The above description is for messages $m \in \braces{0, 1} = \Z_2$. This can be extend to any finite field $\Z_p$. Replace $2$ with $p$ in the scheme. Then encryption of $m \in \Z_p$ is done as

$$
b = -\span{\bf{a}, \bf{s}} + m + pe \pmod q,
$$

and we have $r = b + \span{\bf{a}, \bf{s}} = m + pe$, $m = r \pmod p$.

### Packing Technique

Based on the Ring LWE problem, plaintext space can be extended from $\Z_p$ to $\Z_p^n$ by using **polynomials**.

With this technique, the number of linearization keys is reduced from $n^2 \log q$ to $\mc{O}(1)$.

## Security and Performance of BGV

- Security depends on $n$ and $q$.
	- $(n, \log q) = (2^{10}, 30), (2^{13}, 240), (2^{16}, 960)$.
	- $q$ is much larger than $n$.
	- We want $n$ small and $q$ large enough to be correct.
- BGV is a **somewhat** homomorphic encryption.
	- The number of multiplications is limited.
- Multiplication is expensive, especially linearization.
	- Parallelization is effective for optimization, since multiplication is basically performing the same operations on different data.

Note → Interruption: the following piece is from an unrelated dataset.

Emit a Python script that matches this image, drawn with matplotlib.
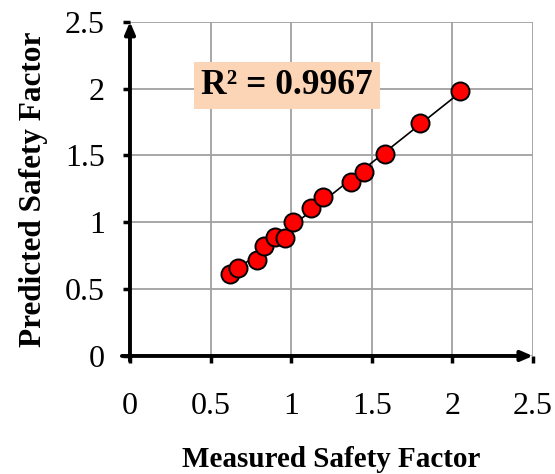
import numpy as np
import matplotlib
matplotlib.use("Agg")
import matplotlib.pyplot as plt

# values
measured = [0.62, 0.67, 0.79, 0.83, 0.90, 0.96, 1.01, 1.12, 1.20, 1.37, 1.45, 1.58, 1.80, 2.05]
predicted = [0.61, 0.66, 0.72, 0.82, 0.89, 0.88, 1.00, 1.11, 1.19, 1.30, 1.38, 1.51, 1.74, 1.98]
ticks = [0, 0.5, 1, 1.5, 2, 2.5]
tick_labels = ['0', '0.5', '1', '1.5', '2', '2.5']
r2_text = 'R² = 0.9967'

plt.rcParams['font.family'] = ['Liberation Serif', 'DejaVu Serif']

fig = plt.figure(figsize=(5.55, 4.74), dpi=100)
ax = fig.add_axes([0.2342, 0.249, 0.7262, 0.705])

# trendline
m, b = np.polyfit(measured, predicted, 1)
xs = np.array([min(measured), max(measured)])
ax.plot(xs, m * xs + b, color='black', lw=1.2, zorder=2)

ax.plot(measured, predicted, 'o', ms=13, mfc='#ff0000', mec='black', mew=1.4, zorder=3)

ax.set_xlim(0, 2.5)
ax.set_ylim(0, 2.5)
ax.set_xticks(ticks)
ax.set_yticks(ticks)
ax.set_xticklabels(tick_labels)
ax.set_yticklabels(tick_labels)
ax.tick_params(labelsize=23, length=5, width=2.5, direction='out', color='black')
ax.tick_params(axis='x', pad=21)
ax.tick_params(axis='y', pad=13)
ax.grid(True, color='#a0a0a0', lw=1.3)
ax.set_axisbelow(True)

for s in ['top', 'right', 'left', 'bottom']:
    ax.spines[s].set_visible(False)

# arrow axes
ax.annotate('', xy=(1.0, 0), xytext=(-0.02, 0), xycoords='axes fraction',
            arrowprops=dict(arrowstyle='-|>,head_length=0.7,head_width=0.3', lw=2.8, color='black',
                            shrinkA=0, shrinkB=0), annotation_clip=False)
ax.annotate('', xy=(0, 1.0), xytext=(0, -0.015), xycoords='axes fraction',
            arrowprops=dict(arrowstyle='-|>,head_length=0.7,head_width=0.3', lw=2.8, color='black',
                            shrinkA=0, shrinkB=0), annotation_clip=False)

ax.text(0.44, 2.025, r2_text, fontsize=25.5, fontweight='bold', ha='left', va='center',
        bbox=dict(boxstyle='square,pad=0.2', fc='#fbd5b5', ec='none'), zorder=4)

ax.set_xlabel('Measured Safety Factor', fontsize=21, fontweight='bold', labelpad=18)
ax.set_ylabel('Predicted Safety Factor', fontsize=22.5, fontweight='bold', labelpad=12)

fig.savefig('out.png', dpi=100)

[^1]: A homomorphism is a *confused name changer*. It can map different elements to the same name.
[^2]: The columns $\bf{a}_i$ are chosen random, so $A$ is invertible with high probability.
[^3]: Noise: $N \ra N^2 \ra N^4 \ra \cdots \ra N^{2^L}$.
[^4]: This is how $\bf{s}$ is chosen in practice.